After the biggest and fastest correction of the rally to date, the market again surged to new highs this week before trading back below. After no follow-through to the downside the last several weeks, it was time again for buyers to overwhelm the sellers in this resilient market. Despite a 10.2% unemployment rate, a troubling benchmark for the economy, select big tech stocks led the market higher.
Once the market took back the 1075-1080 zone--which was the broken trendline--a move back to highs was in the cards. Bears started to get excited during the most recent retracement, but the market has continued to signal its intent to go higher until something drastic changes. With the Federal Reserve FOMC keeping the Fed Funds target rate at 0-0.25%, investors are continuing to borrow dollars to invest in equities.

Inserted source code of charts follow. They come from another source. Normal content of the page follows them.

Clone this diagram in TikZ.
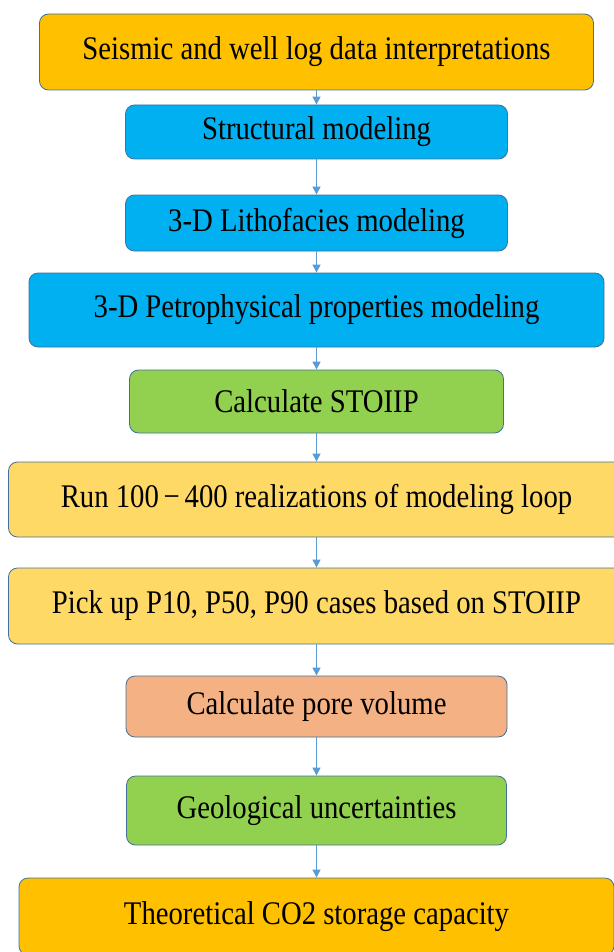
\documentclass[tikz,border=0pt]{standalone}
\usepackage{fontspec}
\usepackage{graphicx}
\setmainfont{Liberation Serif}
\usetikzlibrary{arrows.meta}
\definecolor{boxorange}{HTML}{FFC000}
\definecolor{boxblue}{HTML}{00B0F0}
\definecolor{boxgreen}{HTML}{92D050}
\definecolor{boxyellow}{HTML}{FFD966}
\definecolor{boxsalmon}{HTML}{F4B183}
\definecolor{edgeblue}{HTML}{41719C}
\definecolor{arrowblue}{HTML}{5B9BD5}
\newcommand{\narrowtext}[1]{\scalebox{0.87}[1]{#1}}

\begin{document}
\begin{tikzpicture}[x=1pt,y=-1pt]
\tikzstyle{box}=[draw=edgeblue, line width=0.8pt, rounded corners=9pt, align=center, inner sep=0pt, font=\fontsize{33}{38}\selectfont]
\tikzstyle{flow}=[draw=arrowblue, line width=1.1pt, -{Triangle[width=8pt,length=8pt]}]
\useasboundingbox (0,0) rectangle (613,952);
\node [box, fill=boxorange, minimum width=554pt, minimum height=76pt] (seis) at (316.5,52) {\narrowtext{Seismic and well log data interpretations}};
\node [box, fill=boxblue, minimum width=382pt, minimum height=54pt] (struct) at (316.5,132) {\narrowtext{Structural modeling}};
\node [box, fill=boxblue, minimum width=382pt, minimum height=56pt] (litho) at (316.5,223) {\narrowtext{3-D Lithofacies modeling}};
\node [box, fill=boxblue, minimum width=575pt, minimum height=74pt] (petro) at (316.5,310) {\narrowtext{3-D Petrophysical properties modeling}};
\node [box, fill=boxgreen, minimum width=374pt, minimum height=63pt] (stoiip) at (316.5,401.5) {\narrowtext{Calculate STOIIP}};
\node [box, fill=boxyellow, minimum width=616pt, minimum height=75pt] (runs) at (316.5,499.5) {\narrowtext{Run 100\,−\,400 realizations of modeling loop}};
\node [box, fill=boxyellow, minimum width=616pt, minimum height=76pt] (pick) at (316.5,606) {\narrowtext{Pick up P10, P50, P90 cases based on STOIIP}};
\node [box, fill=boxsalmon, minimum width=381pt, minimum height=61pt] (pore) at (316.5,706.5) {\narrowtext{Calculate pore volume}};
\node [box, fill=boxgreen, minimum width=380pt, minimum height=69pt] (geo) at (316.5,810.5) {\narrowtext{Geological uncertainties}};
\node [box, fill=boxorange, minimum width=595pt, minimum height=77pt] (co2) at (316.5,916.5) {\narrowtext{Theoretical CO2 storage capacity}};
% connectors
\draw [flow] (seis) -- (struct);
\draw [flow] (struct) -- (litho);
\draw [flow] (litho) -- (petro);
\draw [flow] (petro) -- (stoiip);
\draw [flow] (stoiip) -- (runs);
\draw [flow] (runs) -- (pick);
\draw [flow] (pick) -- (pore);
\draw [flow] (pore) -- (geo);
\draw [flow] (geo) -- (co2);
\end{tikzpicture}
\end{document}
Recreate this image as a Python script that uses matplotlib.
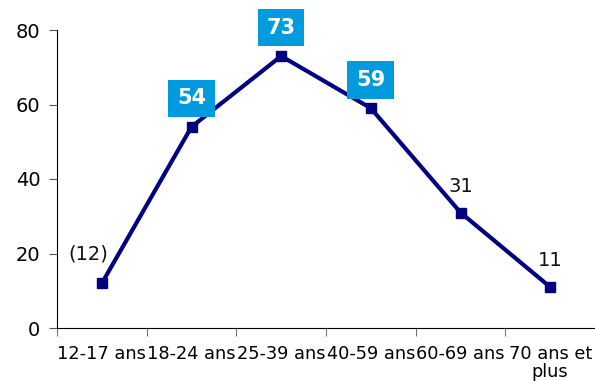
import numpy as np
import matplotlib.pyplot as plt

categories = ["12-17 ans", "18-24 ans", "25-39 ans", "40-59 ans", "60-69 ans", "70 ans et\nplus"]
values = [12, 54, 73, 59, 31, 11]
labels = ["(12)", "54", "73", "59", "31", "11"]
boxed = [False, True, True, True, False, False]

navy = "#000080"
blue = "#009ADE"

fig = plt.figure(figsize=(5.95, 3.81), dpi=100)
ax = fig.add_axes([57/595, 53/381, 538/595, 298/381])
x = np.arange(len(values))
ax.plot(x, values, color=navy, lw=3, marker="s", ms=7, clip_on=False)

for i, (v, lab, b) in enumerate(zip(values, labels, boxed)):
    if b:
        ax.annotate(lab, (i, v), xytext=(0, 20.5), textcoords="offset points",
                    ha="center", va="center", color="white", fontsize=15, fontweight="bold",
                    bbox=dict(boxstyle="square,pad=0.42", fc=blue, ec="none"))
    elif i == 0:
        ax.annotate(lab, (i, v), xytext=(-10, 21), textcoords="offset points",
                    ha="center", va="center", color="#111111", fontsize=14)
    else:
        ax.annotate(lab, (i, v), xytext=(0, 19), textcoords="offset points",
                    ha="center", va="center", color="#111111", fontsize=14)

ax.set_xlim(-0.5, len(values) - 0.5)
ax.set_ylim(0, 80)
ax.set_yticks([0, 20, 40, 60, 80])
ax.set_xticks(x)
ax.set_xticklabels(categories, fontsize=12.8, linespacing=1.0)
ax.set_xticks(np.arange(len(values) + 1) - 0.5, minor=True)
ax.tick_params(axis="x", which="major", length=0, pad=12)
ax.tick_params(axis="x", which="minor", length=6, color="#555555")
ax.tick_params(axis="y", labelsize=14, length=6, color="#555555", pad=6)
ax.spines["top"].set_visible(False)
ax.spines["right"].set_visible(False)

plt.savefig("out.png", dpi=100)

Stocks like AMZN and GOOG led the way in this move making new highs, while GS lagged this time around. Gold continued to run higher before pulling back in, and if the correction continues we will look for more opportunities to enter into a larger Gold position at more reasonable levels. Oil is basing in its upper range, and will likely get some resolution in the coming weeks.
At this point it is foolish to doubt the validity of this rally, but there are causes for caution in the most recent bounce. There is no clear leader in this move. GS has lagged and tried to play catch-up. Select tech stocks have made highs, but overall this high growth sector has not lead to surge. Volume has been somewhat light on bounces.
Buying breakouts and shorting breakdowns has not worked. Right now it is important to take quick, measured trades rather than trying to trade with an opinion about what will happen next. The charts are beginning to round off somewhat, as new highs this week were met with a quick trade back below. It will be important to see how the market behaves in the coming weeks to see whether we can continue the climb into the new year.